Nieuwbouwwoningen worden in rap tempo duurder. Om de prijzen niet nóg verder op te drijven is er werk aan de winkel voor alle disciplines in en rond de bouw. Het roer moet om. Dit schrijft de NVB in de nieuwste Thermometer Koopwoningen. Alweer daling van verkochte nieuwbouw koopwoningen.
Gemeenten moeten terughoudender worden met het opstapelen van dure eisen bovenop het Bouwbesluit
De halfjaarlijkse rapportage van de NVB Vereniging voor ontwikkelaars & bouwondernemers laat zien dat er in de eerste zes maanden van 2019 ruim vier procent minder nieuwe woningen zijn verkocht in vergelijking met een jaar geleden.
In totaal verkochten de ontwikkelaars en woningbouwers 16.117 nieuwbouwwoningen.
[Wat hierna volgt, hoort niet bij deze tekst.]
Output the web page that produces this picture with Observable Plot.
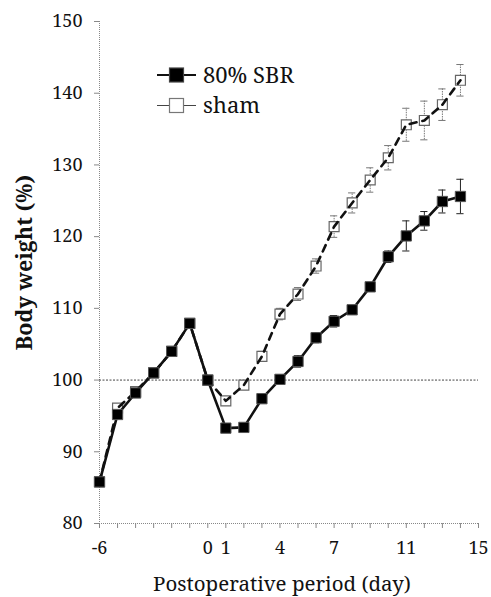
<!DOCTYPE html>
<html><head><meta charset="utf-8">
<script src="https://cdn.jsdelivr.net/npm/d3@7"></script>
<script src="https://cdn.jsdelivr.net/npm/@observablehq/plot@0.6"></script>
<style>
html,body{margin:0;padding:0;background:#fff;}
#wrap{position:relative;width:491px;height:597px;}
#legend{position:absolute;left:0;top:0;}
</style></head><body><div id="wrap"></div>
<script>
const days = [-6,-5,-4,-3,-2,-1,0,1,2,3,4,5,6,7,8,9,10,11,12,13,14];
const sbr = [85.8,95.2,98.2,101.0,104.0,107.9,100.0,93.3,93.4,97.4,100.1,102.6,105.9,108.2,109.8,113.0,117.2,120.1,122.2,124.9,125.6];
const sbrErr = [0.3,0.5,0.5,0.5,0.5,0.5,0.3,0.4,0.4,0.5,0.6,0.8,0.7,0.8,0.6,0.6,0.8,2.1,1.3,1.6,2.4];
const sham = [85.8,96.1,98.4,101.0,104.0,107.9,100.0,97.1,99.3,103.3,109.2,112.0,115.9,121.4,124.7,127.9,131.0,135.6,136.2,138.4,141.8];
const shamErr = [0.3,0.4,0.4,0.4,0.4,0.4,0.3,0.6,0.6,0.7,0.8,0.9,1.0,1.5,1.4,1.7,1.7,2.3,2.7,2.2,2.2];
const yTicks = [80,90,100,110,120,130,140,150];
const xMinorTicks = [-6,-5,-4,-3,-2,-1,0,1,2,3,4,5,6,7,8,9,10,11,12,13,14,15];
const xLabelTicks = [-6,0,1,4,7,11,15];
const series = ["80% SBR","sham"];
const yTitle = "Body weight (%)";
const xTitle = "Postoperative period (day)";

const data = days.map((d,i)=>({day:d, sbr:sbr[i], sbrErr:sbrErr[i], sham:sham[i], shamErr:shamErr[i]}));
const capW = 0.2;
const font = "'Noto Serif', 'Liberation Serif', serif";

const chart = Plot.plot({
  width:491, height:597,
  marginLeft:99, marginRight:13, marginTop:21, marginBottom:74,
  x:{domain:[-6,15]},
  y:{domain:[80,150]},
  style:{fontFamily:font, background:"white", color:"#111"},
  marks:[
    Plot.ruleX([-6],{stroke:"#888", strokeDasharray:"1,1", strokeWidth:1}),
    Plot.ruleY([80],{stroke:"#888", strokeDasharray:"1,1", strokeWidth:1}),
    Plot.ruleY([100],{stroke:"#444", strokeDasharray:"2,1.5", strokeWidth:1}),
    Plot.axisY({ticks:yTicks, tickSize:5, tickPadding:12, fontSize:18, fontFamily:font, label:null, stroke:"#888", tickFormat:d=>String(d)}),
    Plot.axisX({ticks:xMinorTicks, tickSize:5, text:null, label:null, stroke:"#888"}),
    Plot.axisX({ticks:xLabelTicks, tickSize:0, tickPadding:18, fontSize:18, fontFamily:font, label:null, tickFormat:d=>String(d)}),
    Plot.ruleX(data,{x:"day", y1:d=>d.sham-d.shamErr, y2:d=>d.sham+d.shamErr, stroke:"#777", strokeDasharray:"1.5,1", strokeWidth:1}),
    Plot.ruleY(data,{y:d=>d.sham+d.shamErr, x1:d=>d.day-capW, x2:d=>d.day+capW, stroke:"#777", strokeWidth:1}),
    Plot.ruleY(data,{y:d=>d.sham-d.shamErr, x1:d=>d.day-capW, x2:d=>d.day+capW, stroke:"#777", strokeWidth:1}),
    Plot.dot(data,{x:"day", y:"sham", symbol:"square", r:5.6, fill:"white", stroke:"#666", strokeWidth:1.2}),
    Plot.line(data,{x:"day", y:"sham", stroke:"#111", strokeWidth:2.6, strokeDasharray:"7,6"}),
    Plot.ruleX(data,{x:"day", y1:d=>d.sbr-d.sbrErr, y2:d=>d.sbr+d.sbrErr, stroke:"#222", strokeWidth:1}),
    Plot.ruleY(data,{y:d=>d.sbr+d.sbrErr, x1:d=>d.day-capW, x2:d=>d.day+capW, stroke:"#222", strokeWidth:1}),
    Plot.ruleY(data,{y:d=>d.sbr-d.sbrErr, x1:d=>d.day-capW, x2:d=>d.day+capW, stroke:"#222", strokeWidth:1}),
    Plot.line(data,{x:"day", y:"sbr", stroke:"#111", strokeWidth:2.6}),
    Plot.dot(data,{x:"day", y:"sbr", symbol:"square", r:5.8, fill:"#000", stroke:"#555", strokeWidth:1}),
    Plot.text([yTitle],{frameAnchor:"left", rotate:-90, dx:-74, dy:-10, fontSize:21.5, fontWeight:"bold", fontFamily:font, textAnchor:"middle", lineAnchor:"middle"}),
    Plot.text([xTitle],{frameAnchor:"bottom", dx:-7, dy:61, fontSize:20.5, fontFamily:font, textAnchor:"middle", lineAnchor:"middle"})
  ]
});
const wrap = document.getElementById("wrap");
wrap.appendChild(chart);

const lg = d3.select(wrap).append("svg").attr("id","legend").attr("width",491).attr("height",140);
series.forEach((name,i)=>{
  const g = lg.append("g").attr("transform",`translate(0,${75+i*30.5})`);
  g.append("line").attr("x1",157).attr("x2",196).attr("y1",0).attr("y2",0)
    .attr("stroke",i===0?"#111":"#444").attr("stroke-width",i===0?2.2:1.2);
  g.append("rect").attr("x",169.5).attr("y",-7).attr("width",14).attr("height",14)
    .attr("fill",i===0?"#000":"#fff").attr("stroke",i===0?"#444":"#777").attr("stroke-width",1.2);
  g.append("text").attr("x",203).attr("y",0).attr("dy","0.36em")
    .attr("font-family",font).attr("font-size",22).attr("fill","#111").text(name);
});
</script></body></html>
Opvallend is dat vooral de verkoop van eengezinswoningen in het totaal aan verkochte nieuwbouw koopwoningen sterk achterblijft bij wat er nodig is. Juist dit deel in de markt zucht onder het gebrek aan geschikte bouwlocaties en bestemmingsplannen, vooral als gevolg van de ruimtelijke insnoering waar veel bouwprojecten steeds meer mee te maken krijgen.
Prijs nieuwbouw koopwoningen
Maar het is volgens NVB ook de prijs van nieuwe koopwoningen die begint te schuren. In 2016 lag de gemiddelde verkoopprijs van een nieuwe koopwoning nog rond de € 275.000, maar in minder dan drie jaar tijd is dat opgelopen naar bijna € 380.000.
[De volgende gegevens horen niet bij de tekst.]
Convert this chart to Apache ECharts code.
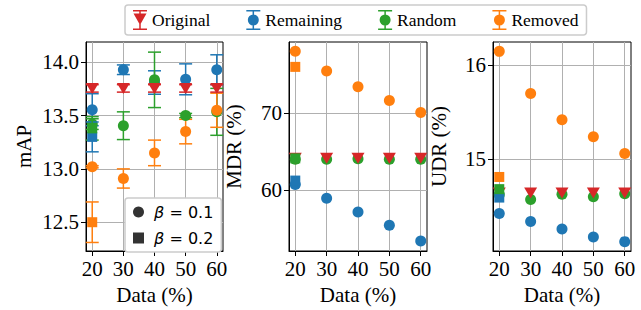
<!DOCTYPE html>
<html><head><meta charset="utf-8">
<script src="https://cdn.jsdelivr.net/npm/echarts@6/dist/echarts.min.js"></script>
<style>html,body{margin:0;padding:0;background:#fff}#c{width:641px;height:310px}</style>
</head><body><div id="c"></div>
<script>
// ---------- data ----------
const xData = [20, 30, 40, 50, 60];
const xTicks = [20, 30, 40, 50, 60];
const xSquare = [20];

// Panel 1: mAP (beta = 0.1 circles, Original triangles)
const mapOriginal = [13.755, 13.755, 13.755, 13.755, 13.755];
const mapOriginalErr = [0.035, 0.035, 0.035, 0.035, 0.035];
const mapRemaining = [13.555, 13.93, 13.81, 13.84, 13.93];
const mapRemainingErr = [0.15, 0.045, 0.11, 0.145, 0.14];
const mapRandom = [13.42, 13.405, 13.835, 13.50, 13.535];
const mapRandomErr = [0.05, 0.13, 0.26, 0.02, 0.22];
const mapRemoved = [13.02, 12.91, 13.15, 13.35, 13.55];
const mapRemovedErr = [0.01, 0.09, 0.12, 0.115, 0.16];
// beta = 0.2 squares (x = 20)
const mapRemainingSq = [13.30];
const mapRemainingSqErr = [0.14];
const mapRandomSq = [13.38];
const mapRandomSqErr = [0.11];
const mapRemovedSq = [12.50];
const mapRemovedSqErr = [0.19];
const mapTicks = [12.5, 13.0, 13.5, 14.0];

// Panel 2: MDR (%)
const mdrOriginal = [64.1, 64.1, 64.1, 64.1, 64.1];
const mdrRemaining = [60.7, 58.9, 57.1, 55.36, 53.3];
const mdrRandom = [64.0, 64.0, 64.05, 64.0, 64.0];
const mdrRemoved = [78.1, 75.5, 73.45, 71.66, 70.1];
const mdrRemainingSq = [61.2];
const mdrRandomSq = [64.1];
const mdrRemovedSq = [76.05];
const mdrTicks = [60, 70];

// Panel 3: UDR (%)
const udrOriginal = [14.64, 14.64, 14.64, 14.64, 14.64];
const udrRemaining = [14.42, 14.335, 14.255, 14.17, 14.12];
const udrRandom = [14.62, 14.57, 14.625, 14.60, 14.63];
const udrRemoved = [16.15, 15.70, 15.42, 15.24, 15.06];
const udrRemainingSq = [14.59];
const udrRandomSq = [14.68];
const udrRemovedSq = [14.81];
const udrTicks = [15, 16];

const legendNames = ['Original', 'Remaining', 'Random', 'Removed'];
const betaNames = ['β = 0.1', 'β = 0.2'];

// ---------- style ----------
const C = {Original: '#d62728', Remaining: '#1f77b4', Random: '#2ca02c', Removed: '#ff7f0e'};
const SERIF = 'Liberation Serif';
const FS = 21;

function pts(xs, ys, es) { return xs.map((x, i) => es ? [x, ys[i], es[i]] : [x, ys[i]]); }

function scatter(name, g, xs, ys, symbol, size, rotate, z) {
  return {
    type: 'scatter', name: name, xAxisIndex: g, yAxisIndex: g,
    data: pts(xs, ys), symbol: symbol, symbolSize: size, symbolRotate: rotate || 0,
    itemStyle: {color: C[name], opacity: 1}, z: z, silent: true, animation: false
  };
}
function errbar(name, g, xs, ys, es, z) {
  const color = C[name];
  return {
    type: 'custom', xAxisIndex: g, yAxisIndex: g, data: pts(xs, ys, es),
    encode: {x: 0, y: 1}, z: z, silent: true, animation: false, clip: false,
    renderItem: function (params, api) {
      const x = api.value(0), y = api.value(1), e = api.value(2);
      const t = api.coord([x, y + e]), b = api.coord([x, y - e]);
      const hw = 6.5, st = {stroke: color, lineWidth: 1.5};
      return {type: 'group', children: [
        {type: 'line', shape: {x1: t[0], y1: t[1], x2: b[0], y2: b[1]}, style: st},
        {type: 'line', shape: {x1: t[0] - hw, y1: t[1], x2: t[0] + hw, y2: t[1]}, style: st},
        {type: 'line', shape: {x1: b[0] - hw, y1: b[1], x2: b[0] + hw, y2: b[1]}, style: st}
      ]};
    }
  };
}

const grids = [
  {left: 86, top: 42, width: 137, height: 213},
  {left: 289, top: 42, width: 138, height: 213},
  {left: 493, top: 42, width: 138, height: 213}
].map(g => Object.assign(g, {show: true, borderColor: '#000', borderWidth: 1, backgroundColor: 'transparent'}));

const txt = {fontFamily: SERIF, fontSize: FS, color: '#000', fontWeight: 'normal'};

const xAxes = [0, 1, 2].map(i => ({
  type: 'value', gridIndex: i, min: 18, max: 62,
  axisLine: {show: true, onZero: false, lineStyle: {color: '#000', width: 1}},
  axisTick: {show: true, customValues: xTicks, inside: false, length: 5, lineStyle: {color: '#000', width: 1}},
  axisLabel: Object.assign({customValues: xTicks, margin: 7}, txt),
  splitLine: {show: true, lineStyle: {color: '#b0b0b0', width: 1}},
  name: 'Data (%)', nameLocation: 'middle', nameGap: 33, nameTextStyle: txt
}));

function yAxis(i, min, max, ticks, name, gap, fmt) {
  return {
    type: 'value', gridIndex: i, min: min, max: max,
    axisLine: {show: true, onZero: false, lineStyle: {color: '#000', width: 1}},
    axisTick: {show: true, customValues: ticks, inside: false, length: 5, lineStyle: {color: '#000', width: 1}},
    axisLabel: Object.assign({customValues: ticks, margin: 7, formatter: fmt}, txt),
    splitLine: {show: true, lineStyle: {color: '#b0b0b0', width: 1}},
    name: name, nameLocation: 'middle', nameGap: gap, nameRotate: 90, nameTextStyle: txt
  };
}
const yAxes = [
  yAxis(0, 12.23, 14.19, mapTicks, 'mAP', 52, v => v.toFixed(1)),
  yAxis(1, 52.0, 79.3, mdrTicks, 'MDR (%)', 45, v => String(v)),
  yAxis(2, 14.02, 16.25, udrTicks, 'UDR (%)', 44, v => String(v))
];

const CIRC = 11, SQ = 10, TRI = [13, 11];
const series = [];
// panel 1
series.push(errbar('Remaining', 0, xData, mapRemaining, mapRemainingErr, 2));
series.push(scatter('Remaining', 0, xData, mapRemaining, 'circle', CIRC, 0, 2));
series.push(errbar('Random', 0, xData, mapRandom, mapRandomErr, 3));
series.push(scatter('Random', 0, xData, mapRandom, 'circle', CIRC, 0, 3));
series.push(errbar('Removed', 0, xData, mapRemoved, mapRemovedErr, 3));
series.push(scatter('Removed', 0, xData, mapRemoved, 'circle', CIRC, 0, 3));
series.push(errbar('Original', 0, xData, mapOriginal, mapOriginalErr, 4));
series.push(scatter('Original', 0, xData, mapOriginal, 'triangle', TRI, 180, 4));
series.push(errbar('Remaining', 0, xSquare, mapRemainingSq, mapRemainingSqErr, 5));
series.push(scatter('Remaining', 0, xSquare, mapRemainingSq, 'rect', SQ, 0, 5));
series.push(errbar('Random', 0, xSquare, mapRandomSq, mapRandomSqErr, 5));
series.push(scatter('Random', 0, xSquare, mapRandomSq, 'rect', SQ, 0, 5));
series.push(errbar('Removed', 0, xSquare, mapRemovedSq, mapRemovedSqErr, 5));
series.push(scatter('Removed', 0, xSquare, mapRemovedSq, 'rect', SQ, 0, 5));
// panel 2
series.push(scatter('Remaining', 1, xData, mdrRemaining, 'circle', CIRC, 0, 2));
series.push(scatter('Random', 1, xData, mdrRandom, 'circle', CIRC, 0, 3));
series.push(scatter('Removed', 1, xData, mdrRemoved, 'circle', CIRC, 0, 3));
series.push(scatter('Original', 1, xData, mdrOriginal, 'triangle', TRI, 180, 4));
series.push(scatter('Remaining', 1, xSquare, mdrRemainingSq, 'rect', SQ, 0, 5));
series.push(scatter('Random', 1, xSquare, mdrRandomSq, 'rect', SQ, 0, 5));
series.push(scatter('Removed', 1, xSquare, mdrRemovedSq, 'rect', SQ, 0, 5));
// panel 3
series.push(scatter('Remaining', 2, xData, udrRemaining, 'circle', CIRC, 0, 2));
series.push(scatter('Random', 2, xData, udrRandom, 'circle', CIRC, 0, 3));
series.push(scatter('Removed', 2, xData, udrRemoved, 'circle', CIRC, 0, 3));
series.push(scatter('Original', 2, xData, udrOriginal, 'triangle', TRI, 180, 4));
series.push(scatter('Remaining', 2, xSquare, udrRemainingSq, 'rect', SQ, 0, 5));
series.push(scatter('Random', 2, xSquare, udrRandomSq, 'rect', SQ, 0, 5));
series.push(scatter('Removed', 2, xSquare, udrRemovedSq, 'rect', SQ, 0, 5));
// beta legend proxies
series.push({type: 'scatter', name: betaNames[0], xAxisIndex: 0, yAxisIndex: 0, data: [], itemStyle: {color: '#000'}});
series.push({type: 'scatter', name: betaNames[1], xAxisIndex: 0, yAxisIndex: 0, data: [], itemStyle: {color: '#000'}});

const BAR = 'M0,0 H14 V1.6 H0 Z M0,18.4 H14 V20 H0 Z M6.25,0 H7.75 V20 H6.25 Z ';
const ICON_CIRCLE = 'path://' + BAR + 'M1.5,10 A5.5,5.5 0 1,1 12.5,10 A5.5,5.5 0 1,1 1.5,10 Z';
const ICON_TRI = 'path://' + BAR + 'M0.5,3.5 L13.5,3.5 L7,15 Z';

const option = {
  animation: false,
  backgroundColor: '#fff',
  grid: grids,
  xAxis: xAxes,
  yAxis: yAxes,
  legend: [
    {
      left: 125, top: 5, orient: 'horizontal', selectedMode: false,
      padding: [5, 8], itemGap: 36, itemWidth: 14, itemHeight: 20,
      borderColor: '#cccccc', borderWidth: 1.5, borderRadius: 3, backgroundColor: '#fff',
      textStyle: {fontFamily: SERIF, fontSize: 17.5, color: '#000'},
      data: [
        {name: 'Original', icon: ICON_TRI},
        {name: 'Remaining', icon: ICON_CIRCLE},
        {name: 'Random', icon: ICON_CIRCLE},
        {name: 'Removed', icon: ICON_CIRCLE}
      ]
    },
    {
      left: 125, top: 198, orient: 'vertical', selectedMode: false,
      padding: [4, 8, 4, 8], itemGap: 6, itemWidth: 11, itemHeight: 11,
      borderColor: '#cccccc', borderWidth: 1.5, borderRadius: 3, backgroundColor: '#fff',
      textStyle: {fontFamily: 'DejaVu Sans', fontSize: 16, color: '#000', lineHeight: 20,
        rich: {b: {fontFamily: 'DejaVu Sans', fontStyle: 'italic', fontSize: 16, lineHeight: 20}, t: {fontFamily: 'DejaVu Sans', fontSize: 16, lineHeight: 20, padding: [0, 0, 0, 0]}}},
      formatter: function (name) { return '{t| }{b|β}{t| = ' + name.split('= ')[1] + '}'; },
      data: [
        {name: betaNames[0], icon: 'circle'},
        {name: betaNames[1], icon: 'rect'}
      ]
    }
  ],
  series: series
};
const chart = echarts.init(document.getElementById('c'), null, {renderer: 'svg', width: 641, height: 310});
chart.setOption(option);
</script>
</body></html>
Ofwel zo’n 35% erbij. In de stadsregio Amsterdam ligt de gemiddelde prijs van een nieuwbouwwoning al op € 639.000. Dat is achttien maal het modale jaarinkomen. “Wil je voor een dergelijk hoog bedrag een hypotheek krijgen dan is daarvoor een inkomen van tenminste € 109.000 nodig”, aldus Nico Rietdijk, directeur economie van NVB. Volgens hem is het duidelijk dat zeker de middeninkomens tussen wal en schip in vallen omdat zij niet langer een nieuwbouwwoning kunnen betalen en dus uit de rij stappen.
Meerdere oorzaken
Dat bouwprojecten in korte tijd zo veel duurder zijn geworden, heeft meerdere oorzaken. Allereerst het aardgasloos maken van de nieuwbouw, dat heeft de gemiddelde kostprijs met zo’n 20.000 tot 25.000 euro verhoogd.
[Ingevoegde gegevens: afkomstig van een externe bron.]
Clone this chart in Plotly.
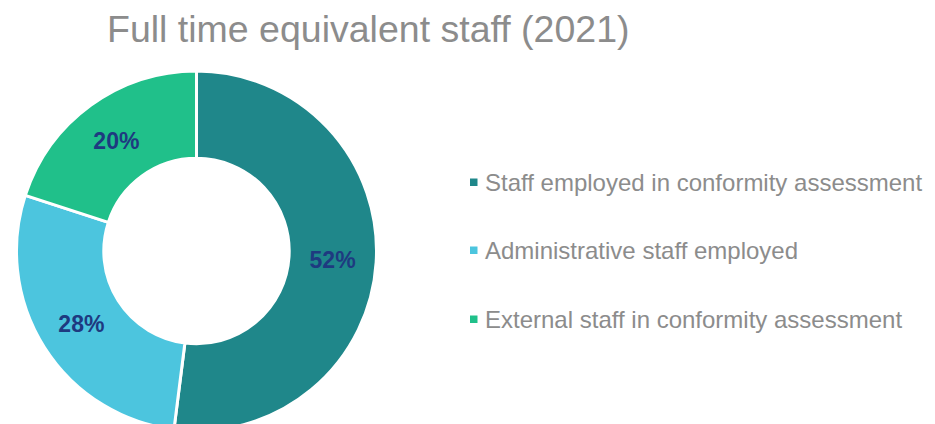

Daarnaast nemen de faalkosten in het ontwikkel- en bouwproces eerder toe- dan af, o.a. door complexe binnenstedelijke projecten, buitenlandse/ onervaren medewerkers met een ander kennisniveau, de hoge werkdruk en de uitstroom van ervaren medewerkers.
Ten slotte wordt er steeds vaker alleen voor het topsegment ontwikkeld, terwijl de vraag daar juist langzamerhand verzadigd raakt. Nieuwbouw moet dus flink goedkoper en dat kan alleen als gemeenten ook stoppen met té ambitieuze eisen.
Ook de sector zelf heeft een stevige opgave. “Meer standaardiseren en modulair en industrieel produceren kunnen de kosten substantieel omlaag brengen”, benadrukt Rietdijk.
Vraag en aanbod koopwoningen
Een ander aandachtspunt dat de Thermometer van NVB aansnijdt is de mismatch tussen vraag en aanbod. Koppeling van de huidige bouwpraktijk met het onlangs verschenen WoON2018, het grootschalige onderzoek naar verhuiswensen van het ministerie van BZK, toont aan dat er een serieuze kloof is tussen de woonwensen van mensen en de werkelijke bouwprogramma’s.
Deze laatsten richten zich teveel op binnenstedelijke locaties en op appartementen. “De samenstelling van de bouwprogramma’s moet daarom anders. Het moet goedkoper, meer in het groen en met gemiddeld ongeveer 75 procent eengezinswoningen en 25 procent appartementen in de koopsector.”
Zolang die omslag achterwege blijft, zal het benodigde aantal van 75.000 nieuwbouwwoningen per jaar niet worden gehaald en blijft Nederland opgezadeld met een enorm woningtekort.